(Rows from a dataset of charts and code)

□ □ □ □

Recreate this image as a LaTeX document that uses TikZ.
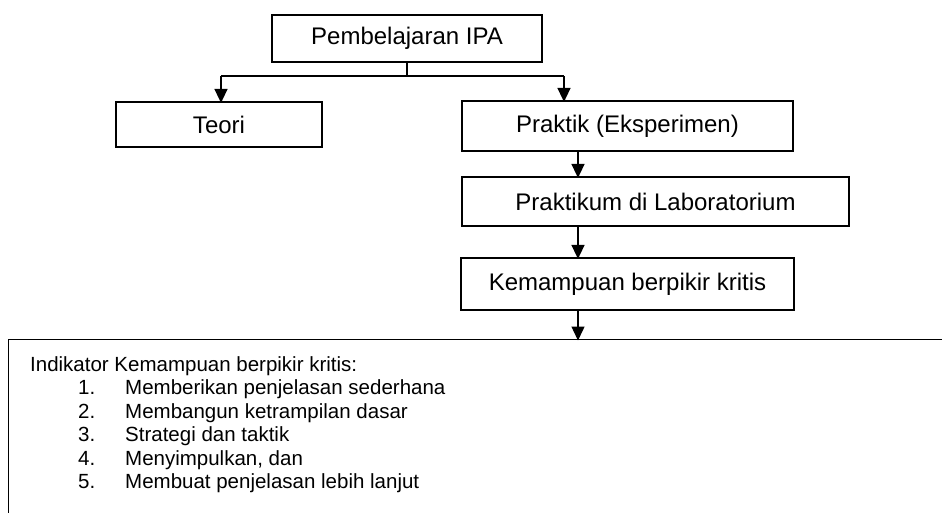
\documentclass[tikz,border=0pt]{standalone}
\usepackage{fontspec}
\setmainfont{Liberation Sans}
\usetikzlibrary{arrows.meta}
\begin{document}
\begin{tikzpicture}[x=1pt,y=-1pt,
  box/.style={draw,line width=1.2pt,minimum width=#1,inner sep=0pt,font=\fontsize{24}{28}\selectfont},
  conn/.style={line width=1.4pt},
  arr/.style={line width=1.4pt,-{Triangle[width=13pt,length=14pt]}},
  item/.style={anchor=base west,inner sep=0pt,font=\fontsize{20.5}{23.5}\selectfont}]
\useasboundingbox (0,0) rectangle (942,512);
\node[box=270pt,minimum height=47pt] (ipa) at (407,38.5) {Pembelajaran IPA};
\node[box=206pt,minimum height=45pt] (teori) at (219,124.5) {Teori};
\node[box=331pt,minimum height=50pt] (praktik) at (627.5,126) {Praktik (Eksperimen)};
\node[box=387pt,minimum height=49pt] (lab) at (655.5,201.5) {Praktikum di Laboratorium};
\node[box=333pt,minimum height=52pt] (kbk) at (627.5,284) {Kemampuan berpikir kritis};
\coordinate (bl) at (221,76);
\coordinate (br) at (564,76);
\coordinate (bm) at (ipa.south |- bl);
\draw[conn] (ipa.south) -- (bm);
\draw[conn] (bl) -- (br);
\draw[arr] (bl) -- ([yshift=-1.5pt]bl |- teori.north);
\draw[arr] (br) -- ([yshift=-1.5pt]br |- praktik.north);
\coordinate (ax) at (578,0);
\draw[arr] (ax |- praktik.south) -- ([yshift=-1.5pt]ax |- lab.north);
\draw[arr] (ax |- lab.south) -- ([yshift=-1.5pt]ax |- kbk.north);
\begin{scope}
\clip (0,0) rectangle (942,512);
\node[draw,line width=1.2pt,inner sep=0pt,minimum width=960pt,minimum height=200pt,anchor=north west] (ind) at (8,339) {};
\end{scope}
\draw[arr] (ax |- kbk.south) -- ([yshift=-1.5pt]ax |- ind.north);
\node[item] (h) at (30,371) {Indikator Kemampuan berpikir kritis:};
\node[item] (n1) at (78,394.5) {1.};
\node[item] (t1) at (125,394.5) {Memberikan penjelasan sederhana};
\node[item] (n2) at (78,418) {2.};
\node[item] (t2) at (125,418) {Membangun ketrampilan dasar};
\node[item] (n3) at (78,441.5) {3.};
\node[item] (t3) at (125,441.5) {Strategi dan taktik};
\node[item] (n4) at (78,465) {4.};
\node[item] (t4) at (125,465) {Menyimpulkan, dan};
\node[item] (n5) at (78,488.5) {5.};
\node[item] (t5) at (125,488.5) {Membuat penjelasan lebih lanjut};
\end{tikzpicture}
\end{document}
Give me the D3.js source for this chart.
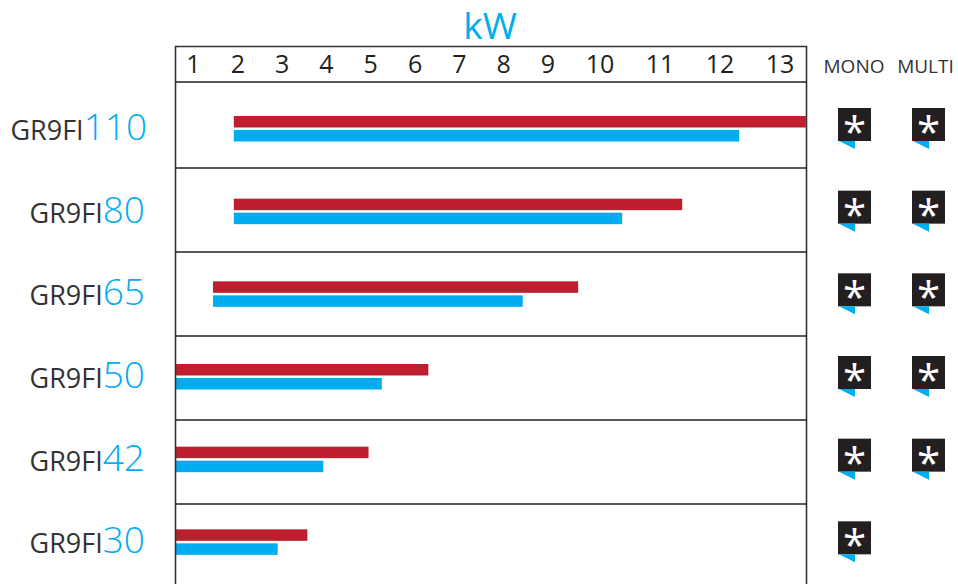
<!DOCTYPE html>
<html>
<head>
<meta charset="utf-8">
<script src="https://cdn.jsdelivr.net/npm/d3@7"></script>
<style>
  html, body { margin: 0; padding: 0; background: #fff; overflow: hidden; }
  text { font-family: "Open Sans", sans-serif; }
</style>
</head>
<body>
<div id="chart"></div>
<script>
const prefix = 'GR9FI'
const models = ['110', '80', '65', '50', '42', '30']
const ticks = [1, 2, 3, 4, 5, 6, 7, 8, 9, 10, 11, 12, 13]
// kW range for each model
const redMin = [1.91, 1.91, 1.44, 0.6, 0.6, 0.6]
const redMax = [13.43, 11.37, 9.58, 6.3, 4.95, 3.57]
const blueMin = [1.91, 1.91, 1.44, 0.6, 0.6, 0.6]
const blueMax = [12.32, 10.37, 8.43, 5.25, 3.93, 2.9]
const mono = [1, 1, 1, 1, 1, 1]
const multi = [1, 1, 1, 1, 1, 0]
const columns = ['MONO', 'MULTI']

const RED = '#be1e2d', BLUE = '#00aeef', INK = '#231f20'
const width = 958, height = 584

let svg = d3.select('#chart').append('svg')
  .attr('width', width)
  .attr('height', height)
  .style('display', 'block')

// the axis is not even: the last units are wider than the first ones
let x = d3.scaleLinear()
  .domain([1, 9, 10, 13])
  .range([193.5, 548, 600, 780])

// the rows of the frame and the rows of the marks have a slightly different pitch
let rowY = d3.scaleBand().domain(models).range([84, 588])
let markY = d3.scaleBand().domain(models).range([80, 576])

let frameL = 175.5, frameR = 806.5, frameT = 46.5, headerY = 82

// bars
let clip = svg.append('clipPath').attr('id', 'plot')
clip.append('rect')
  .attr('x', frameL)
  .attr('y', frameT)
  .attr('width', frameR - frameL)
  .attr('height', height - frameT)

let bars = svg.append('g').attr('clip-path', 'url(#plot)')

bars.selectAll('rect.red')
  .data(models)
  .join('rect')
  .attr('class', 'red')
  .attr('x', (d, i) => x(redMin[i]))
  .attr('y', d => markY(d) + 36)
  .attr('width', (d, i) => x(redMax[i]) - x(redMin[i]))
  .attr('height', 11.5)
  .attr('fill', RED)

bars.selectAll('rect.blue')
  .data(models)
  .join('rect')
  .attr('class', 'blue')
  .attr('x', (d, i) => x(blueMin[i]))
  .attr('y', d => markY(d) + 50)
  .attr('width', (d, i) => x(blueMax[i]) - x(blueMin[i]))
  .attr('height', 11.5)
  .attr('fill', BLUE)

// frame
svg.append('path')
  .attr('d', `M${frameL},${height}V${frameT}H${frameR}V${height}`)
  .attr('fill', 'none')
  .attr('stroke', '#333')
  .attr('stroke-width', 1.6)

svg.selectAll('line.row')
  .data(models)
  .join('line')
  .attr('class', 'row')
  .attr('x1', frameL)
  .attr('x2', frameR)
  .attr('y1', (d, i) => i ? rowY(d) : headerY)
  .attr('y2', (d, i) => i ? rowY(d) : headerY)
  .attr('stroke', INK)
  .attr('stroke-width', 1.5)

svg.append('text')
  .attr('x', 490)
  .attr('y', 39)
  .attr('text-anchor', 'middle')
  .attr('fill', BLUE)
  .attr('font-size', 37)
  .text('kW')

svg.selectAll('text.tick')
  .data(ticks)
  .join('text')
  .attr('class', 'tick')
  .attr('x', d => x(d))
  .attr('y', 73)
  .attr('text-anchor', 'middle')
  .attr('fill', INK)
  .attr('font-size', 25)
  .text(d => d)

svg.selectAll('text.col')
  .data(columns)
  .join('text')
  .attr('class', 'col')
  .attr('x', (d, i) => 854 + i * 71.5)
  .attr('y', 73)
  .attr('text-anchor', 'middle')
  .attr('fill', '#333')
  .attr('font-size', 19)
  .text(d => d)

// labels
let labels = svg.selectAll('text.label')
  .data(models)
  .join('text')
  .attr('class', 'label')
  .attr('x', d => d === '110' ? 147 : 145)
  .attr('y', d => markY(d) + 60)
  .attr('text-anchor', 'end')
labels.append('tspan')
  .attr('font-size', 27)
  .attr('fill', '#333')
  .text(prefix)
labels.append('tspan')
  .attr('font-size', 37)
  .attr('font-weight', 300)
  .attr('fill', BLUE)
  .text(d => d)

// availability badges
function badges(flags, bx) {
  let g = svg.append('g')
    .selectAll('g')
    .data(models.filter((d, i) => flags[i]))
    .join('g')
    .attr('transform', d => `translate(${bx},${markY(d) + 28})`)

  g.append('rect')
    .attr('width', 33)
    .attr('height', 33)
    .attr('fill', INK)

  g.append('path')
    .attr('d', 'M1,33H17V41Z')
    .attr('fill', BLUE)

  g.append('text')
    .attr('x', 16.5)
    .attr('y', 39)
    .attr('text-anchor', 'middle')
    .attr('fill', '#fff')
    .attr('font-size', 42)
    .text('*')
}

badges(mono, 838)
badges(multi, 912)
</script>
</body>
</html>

□ □ □ □

▶ Written problem
Copy only what runs above from the line containing "Give me the D3.js source for this chart." through the line containing "const width = 958, height = 584", exactly. Leave out the pictures.

▶ Final result
Give me the D3.js source for this chart.
<!DOCTYPE html>
<html>
<head>
<meta charset="utf-8">
<script src="https://cdn.jsdelivr.net/npm/d3@7"></script>
<style>
  html, body { margin: 0; padding: 0; background: #fff; overflow: hidden; }
  text { font-family: "Open Sans", sans-serif; }
</style>
</head>
<body>
<div id="chart"></div>
<script>
const prefix = 'GR9FI'
const models = ['110', '80', '65', '50', '42', '30']
const ticks = [1, 2, 3, 4, 5, 6, 7, 8, 9, 10, 11, 12, 13]
// kW range for each model
const redMin = [1.91, 1.91, 1.44, 0.6, 0.6, 0.6]
const redMax = [13.43, 11.37, 9.58, 6.3, 4.95, 3.57]
const blueMin = [1.91, 1.91, 1.44, 0.6, 0.6, 0.6]
const blueMax = [12.32, 10.37, 8.43, 5.25, 3.93, 2.9]
const mono = [1, 1, 1, 1, 1, 1]
const multi = [1, 1, 1, 1, 1, 0]
const columns = ['MONO', 'MULTI']

const RED = '#be1e2d', BLUE = '#00aeef', INK = '#231f20'
const width = 958, height = 584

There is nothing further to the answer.